Medical terminology is a language used to precisely describe the human body including all its components, processes, conditions affecting it, and procedures performed upon it. Medical terminology is used in the field of medicine

Medical terminology has quite regular morphology, the same prefixes and suffixes are used to add meanings to different roots. The root of a term often refers to an organ, tissue, or condition. For example, in the disorder known as hypertension, the prefix "hyper-" means "high" or "over", and the root word "tension" refers to pressure, so the word "hypertension" refers to abnormally high blood pressure. The roots, prefixes and suffixes are often derived from Greek or Latin, and often quite dissimilar from their English-language variants. This regular morphology means that once a reasonable number of morphemes are learnt it becomes easy to understand very precise terms assembled from these morphemes. Much medical language is anatomical terminology, concerning itself with the names of various parts of the body.

Discussion
In forming or understanding a word root, one needs a basic comprehension of the terms and the source language. The study of the origin of words is called etymology. For example, if a word was to be formed to indicate a condition of kidneys, there are two primary roots – one from Greek (νεφρός nephr(os)) and one from Latin (ren(es)). Renal failure would be a condition of kidneys, and nephritis is also a condition, or inflammation, of the kidneys. The suffix -itis means inflammation, and the entire word conveys the meaning inflammation of the kidney. To continue using these terms, other combinations will be presented for the purpose of examples: The term supra-renal is a combination of the prefix supra- (meaning "above"), and the word root for kidney, and the entire word means "situated above the kidneys". The word "nephrologist" combines the root word for kidney to the suffix -ologist with the resultant meaning of "one who studies the kidneys".

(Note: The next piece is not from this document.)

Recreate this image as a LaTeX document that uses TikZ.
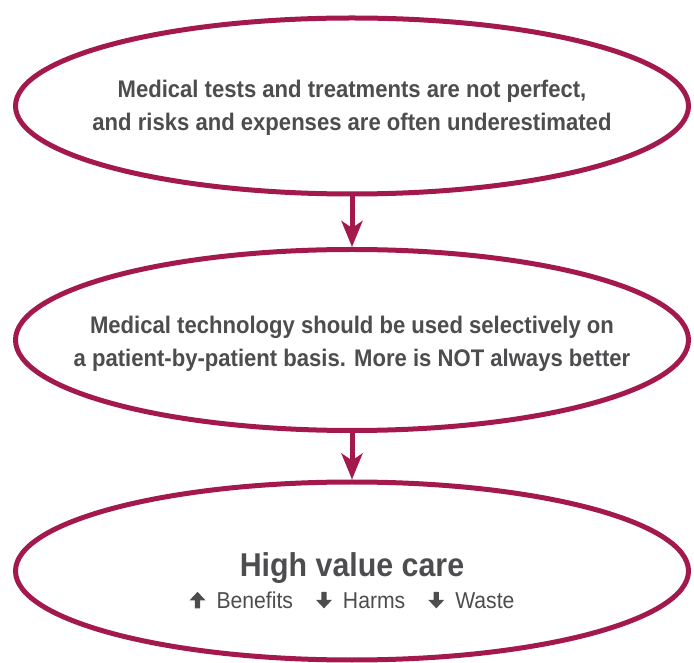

The formation of plurals should usually be done using the rules of forming the proper plural form in the source language. Greek and Latin each have differing rules to be applied when forming the plural form of the word root. Often such details can be found using a medical dictionary.

Morphology 

Medical terminology often uses words created using prefixes and suffixes in Latin and Ancient Greek. In medicine, their meanings, and their etymology, are informed by the language of origin. Prefixes and suffixes, primarily in Greek—but also in Latin, have a droppable -o-. Medical roots generally go together according to language: Greek prefixes go with Greek suffixes and Latin prefixes with Latin suffixes. Although it is technically considered acceptable to create hybrid words, it is strongly preferred not to mix different lingual roots. Examples of well-accepted medical words that do mix lingual roots are neonatology and quadriplegia.

Prefixes do not normally require further modification to be added to a word root because the prefix normally ends in a vowel or vowel sound, although in some cases they may assimilate slightly and an in- may change to im- or syn- to sym-.

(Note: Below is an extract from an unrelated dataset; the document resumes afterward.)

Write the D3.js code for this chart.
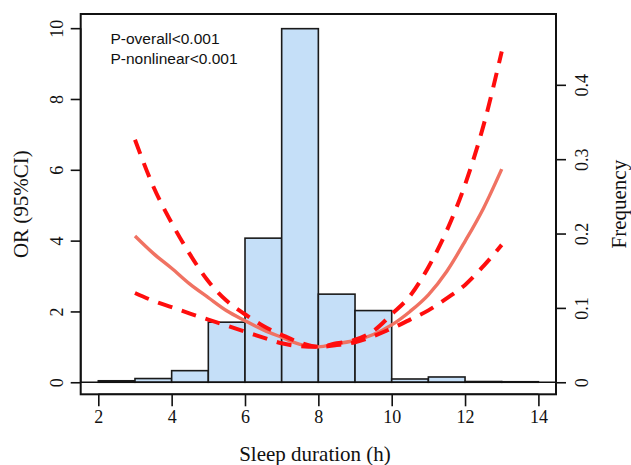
<!DOCTYPE html>
<html><head><meta charset="utf-8">
<script src="https://cdn.jsdelivr.net/npm/d3@7/dist/d3.min.js"></script>
<style>body{margin:0;background:#fff}svg{display:block}</style>
</head><body>
<script>
// ---- data ----
const binStarts = [2,3,4,5,6,7,8,9,10,11,12,13];
const binWidth = 1;
const frequency = [0.002,0.005,0.0156,0.0808,0.1938,0.4755,0.1185,0.0964,0.0044,0.0071,0.001,0.0007];
const sleepHours = [3,3.5,4,4.5,5,5.5,6,6.5,7,7.5,8,8.5,9,9.5,10,10.5,11,11.5,12,12.5,13];
const orEstimate = [4.13,3.64,3.22,2.77,2.39,2.02,1.74,1.48,1.27,1.07,1.0,1.09,1.18,1.35,1.62,2.0,2.47,3.13,3.98,4.91,6.02];
const orLower    = [2.52,2.3,2.12,1.94,1.77,1.6,1.43,1.26,1.1,1.02,1.0,1.05,1.13,1.3,1.52,1.77,2.03,2.37,2.75,3.28,3.88];
const orUpper    = [6.85,5.53,4.5,3.61,2.85,2.3,1.92,1.59,1.34,1.12,1.0,1.1,1.2,1.45,1.92,2.44,3.25,4.28,5.58,7.24,9.34];
const xTicks = [2,4,6,8,10,12,14];
const orTicks = [0,2,4,6,8,10];
const freqTicks = [0,0.1,0.2,0.3,0.4];
const pTexts = ["P-overall<0.001","P-nonlinear<0.001"];

const W = 631, H = 465;
const L = 80.7, R = 556, T = 14, B = 394.3;
const svg = d3.select("body").append("svg").attr("width",W).attr("height",H);

const x = d3.scaleLinear().domain([1.52,14.48]).range([L,R]);
const y = d3.scaleLinear().domain([-0.34,10.4]).range([B,T]);
const yF = d3.scaleLinear().domain([-0.34/21,10.4/21]).range([B,T]);

// histogram bars
svg.append("g").selectAll("rect").data(binStarts).join("rect")
  .attr("x", (d)=>x(d))
  .attr("width", (d)=>x(d+binWidth)-x(d))
  .attr("y", (d,i)=>yF(frequency[i]))
  .attr("height", (d,i)=>yF(0)-yF(frequency[i]))
  .attr("fill","#c5dff8").attr("stroke","#1a1a1a").attr("stroke-width",1.6);

// baseline
svg.append("line").attr("x1",L).attr("x2",R).attr("y1",y(0)).attr("y2",y(0))
  .attr("stroke","#111").attr("stroke-width",1.6);

// curves
const mk = (arr)=> d3.line().x((d,i)=>x(sleepHours[i])).y((d,i)=>y(arr[i])).curve(d3.curveMonotoneX)(arr);
svg.append("path").attr("d",mk(orEstimate)).attr("fill","none")
  .attr("stroke","#f07262").attr("stroke-width",3.4);
[orLower, orUpper].forEach(arr=>{
  svg.append("path").attr("d",mk(arr)).attr("fill","none")
    .attr("stroke","#ff0d0d").attr("stroke-width",4).attr("stroke-dasharray","15 10");
});

// box
svg.append("rect").attr("x",L).attr("y",T).attr("width",R-L).attr("height",B-T)
  .attr("fill","none").attr("stroke","#111").attr("stroke-width",2);

const tickFont = "'Liberation Serif','Times New Roman',serif";

// bottom axis
const gx = svg.append("g").attr("transform",`translate(0,${B})`)
  .call(d3.axisBottom(x).tickValues(xTicks).tickSize(12).tickSizeOuter(0).tickPadding(4));
gx.select(".domain").attr("d",`M${x(2)},0H${x(14)}`).attr("stroke","#111").attr("stroke-width",1.6);
gx.selectAll(".tick line").attr("stroke","#111").attr("stroke-width",1.6);
gx.selectAll(".tick text").attr("font-family",tickFont).attr("font-size",18).attr("fill","#111");

// left axis
const gl = svg.append("g").attr("transform",`translate(${L},0)`)
  .call(d3.axisLeft(y).tickValues(orTicks).tickSize(10).tickSizeOuter(0).tickFormat(d3.format("d")));
gl.select(".domain").attr("d",`M0,${y(0)}V${y(10)}`).attr("stroke","#111").attr("stroke-width",1.6);
gl.selectAll(".tick line").attr("stroke","#111").attr("stroke-width",1.6);
gl.selectAll(".tick text").attr("font-family",tickFont).attr("font-size",18).attr("fill","#111")
  .attr("x",null).attr("dy",null).attr("text-anchor","middle")
  .attr("transform","translate(-18,0) rotate(-90)");

// right axis
const gr = svg.append("g").attr("transform",`translate(${R},0)`)
  .call(d3.axisRight(yF).tickValues(freqTicks).tickSize(10).tickSizeOuter(0).tickFormat(d=>d===0?"0":d3.format(".1f")(d)));
gr.select(".domain").attr("d",`M0,${yF(0)}V${yF(0.4)}`).attr("stroke","#111").attr("stroke-width",1.6);
gr.selectAll(".tick line").attr("stroke","#111").attr("stroke-width",1.6);
gr.selectAll(".tick text").attr("font-family",tickFont).attr("font-size",18).attr("fill","#111")
  .attr("x",null).attr("dy",null).attr("text-anchor","middle")
  .attr("transform","translate(32,0) rotate(-90)");

// axis titles
svg.append("text").attr("x",315).attr("y",461).attr("text-anchor","middle")
  .attr("font-family",tickFont).attr("font-size",21).attr("fill","#111").text("Sleep duration (h)");
svg.append("text").attr("transform",`translate(28,${(T+B)/2}) rotate(-90)`).attr("text-anchor","middle")
  .attr("font-family",tickFont).attr("font-size",21).attr("fill","#111").text("OR (95%CI)");
svg.append("text").attr("transform",`translate(626,${(T+B)/2}) rotate(-90)`).attr("text-anchor","middle")
  .attr("font-family",tickFont).attr("font-size",21).attr("fill","#111").text("Frequency");

// p-values
svg.append("g").selectAll("text").data(pTexts).join("text")
  .attr("x",110.5).attr("y",(d,i)=>44+i*19.5)
  .attr("font-family","'Liberation Sans',Arial,sans-serif").attr("font-size",15.5).attr("fill","#111")
  .text(d=>d);
</script>
</body></html>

Suffixes are attached to the end of a word root to add meaning such as condition, disease process, or procedure.

In the process of creating medical terminology, certain rules of language apply. These rules are part of language mechanics called linguistics.  The word root is developed to include a vowel sound following the term to add a smoothing action to the sound of the word when applying a suffix. The result is the formation of a new term with a vowel attached (word root + vowel) called a combining form. In English, the most common vowel used in the formation of the combining form is the letter -o-, added to the word root. For example, if there is an inflammation of the stomach and intestines, this would be written as gastro- and enter- plus -itis, gastroenteritis.

Suffixes are categorized as either (1) needing the combining form, or (2) not needing the combining form since they start with a vowel.